For some time economists have theorized that health care often does not follow traditional demand and supply models and that, in particular, the volume of physician services supplied does not seem to go down when prices are reduced. A new piece of research looks into this link in regard to Medicare fee changes. (Inquiry Article) (Abstract Only) Many observers have noted that Medicare volume appeared to increase when fees stayed flat or were even reduced, and have therefore speculated that physicians were engaging in volume offset behavior.
In this research, the authors construct a complex economic model utilizing Medicare claims linked to physician survey data regarding their practices. They find that in fact, physician behavior appears to correspond with general economic supply theory. That is, when profitability falls, services delivered fall and when profitability rises, services supplied rise. Since physicians control demand much more than in other industries, demand more closely will track supply. In addition, the presence of third-party payment may desensitize patients to normal impacts of price on demand.
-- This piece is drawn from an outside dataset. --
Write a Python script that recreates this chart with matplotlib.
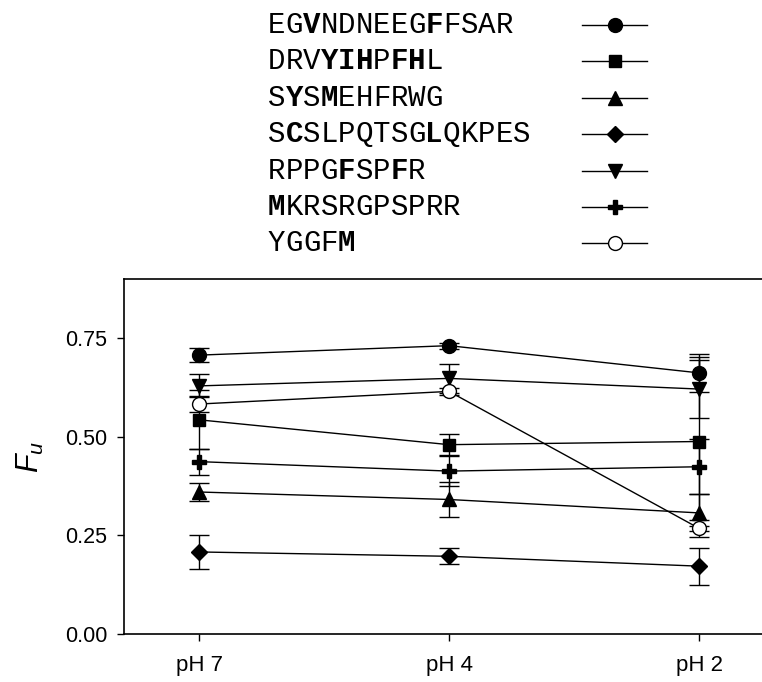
import re
import matplotlib
matplotlib.use('Agg')
import matplotlib.pyplot as plt

plt.rcParams['font.family'] = ['Liberation Sans', 'DejaVu Sans']
plt.rcParams['mathtext.fontset'] = 'custom'
plt.rcParams['mathtext.it'] = 'Liberation Sans:italic'
plt.rcParams['mathtext.rm'] = 'Liberation Sans'

# data
conditions = ['pH 7', 'pH 4', 'pH 2']

# peptide labels, [..] = bold residues
peptides = ['EG[V]NDNEEG[F]FSAR',
            'DRV[YIH]P[FH]L',
            'S[Y]S[M]EHFRWG',
            'S[C]SLPQTSG[L]QKPES',
            'RPPG[F]SP[F]R',
            '[M]KRSRGPSPRR',
            'YGGF[M]']

fu_egv = [0.707, 0.731, 0.662]
err_egv = [0.017, 0.008, 0.049]
fu_drv = [0.543, 0.480, 0.488]
err_drv = [0.075, 0.027, 0.215]
fu_sys = [0.360, 0.341, 0.307]
err_sys = [0.022, 0.045, 0.047]
fu_scs = [0.208, 0.197, 0.172]
err_scs = [0.044, 0.020, 0.047]
fu_rpp = [0.629, 0.648, 0.621]
err_rpp = [0.029, 0.037, 0.074]
fu_mkr = [0.437, 0.413, 0.424]
err_mkr = [0.033, 0.038, 0.070]
fu_ygg = [0.583, 0.615, 0.268]
err_ygg = [0.020, 0.008, 0.022]

series = [(fu_egv, err_egv, 'o', 'k', 10),
          (fu_drv, err_drv, 's', 'k', 9),
          (fu_sys, err_sys, '^', 'k', 10),
          (fu_scs, err_scs, 'D', 'k', 8.5),
          (fu_rpp, err_rpp, 'v', 'k', 10),
          (fu_mkr, err_mkr, 'P', 'k', 9.5),
          (fu_ygg, err_ygg, 'o', 'w', 10)]

W, H = 762, 682
fig = plt.figure(figsize=(W / 100, H / 100), dpi=100)

# main axes (right side runs off the picture like the original)
ax = fig.add_axes([124 / W, (H - 634) / H, 650 / W, 355 / H])
xs = list(range(len(conditions)))
for y, e, m, fc, ms in series:
    ax.errorbar(xs, y, yerr=e, fmt='-', marker=m, color='k', mfc=fc, mec='k',
                ms=ms, lw=1.0, elinewidth=1.0, capsize=7, capthick=1.0, mew=1.0)

ax.set_xlim(-0.3, 2.3)
ax.set_ylim(0, 0.9)
ax.set_xticks(xs)
ax.set_xticklabels(conditions)
ax.set_yticks([0, 0.25, 0.5, 0.75])
ax.set_yticklabels(['0.00', '0.25', '0.50', '0.75'])
ax.tick_params(direction='out', length=5, width=1, labelsize=15.5)
ax.tick_params(axis='x', pad=10, labelsize=16)
ax.tick_params(axis='y', pad=7)
ax.spines['right'].set_visible(False)
for s in ['left', 'top', 'bottom']:
    ax.spines[s].set_linewidth(1.2)
ax.set_ylabel('$F_u$', fontsize=22, labelpad=14)

# legend above the axes, drawn in a pixel-scaled overlay
lax = fig.add_axes([0, 0, 1, 1])
lax.set_xlim(0, W)
lax.set_ylim(H, 0)
lax.axis('off')

fs = 21
adv = 0.6 * fs * 100 / 72
for i, (lab, (y, e, m, fc, ms)) in enumerate(zip(peptides, series)):
    row = 25 + i * 36.4
    lax.plot([582, 647], [row, row], color='k', lw=1.0)
    lax.plot([615], [row], marker=m, color='k', mfc=fc, mec='k', ms=ms, mew=1.0)
    k = 0
    for part in re.split(r'(\[[A-Z]+\])', lab):
        bold = part.startswith('[')
        for ch in part.strip('[]'):
            lax.text(268 + k * adv, row, ch, family='Liberation Mono', fontsize=fs,
                     fontweight='bold' if bold else 'normal', va='center', ha='left')
            k += 1

fig.savefig('out.png', dpi=100)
Because this is a model, as opposed to a cause and effect randomized trial for example, some skepticism should be attached to the results. The authors do suggest that one possibility is that physician costs have fallen as fast or faster than Medicare fees, so that performing more services in fact is just profit-maximizing behavior. They also find that physicians who are on salary show much less of a tendency to vary volume when Medicare fees are changed. Putting all physicians on salary, their model suggests, would result in very significant health expenditure reductions. Overall the research poses some interesting followup questions and provides some potentially useful guidance on how to use Medicare fee changes to encourage use of high-value services and reduce wasteful or inappropriate ones. It also appears to validate physician delivery of medical care as significantly affected by economic considerations, which physicians often deny.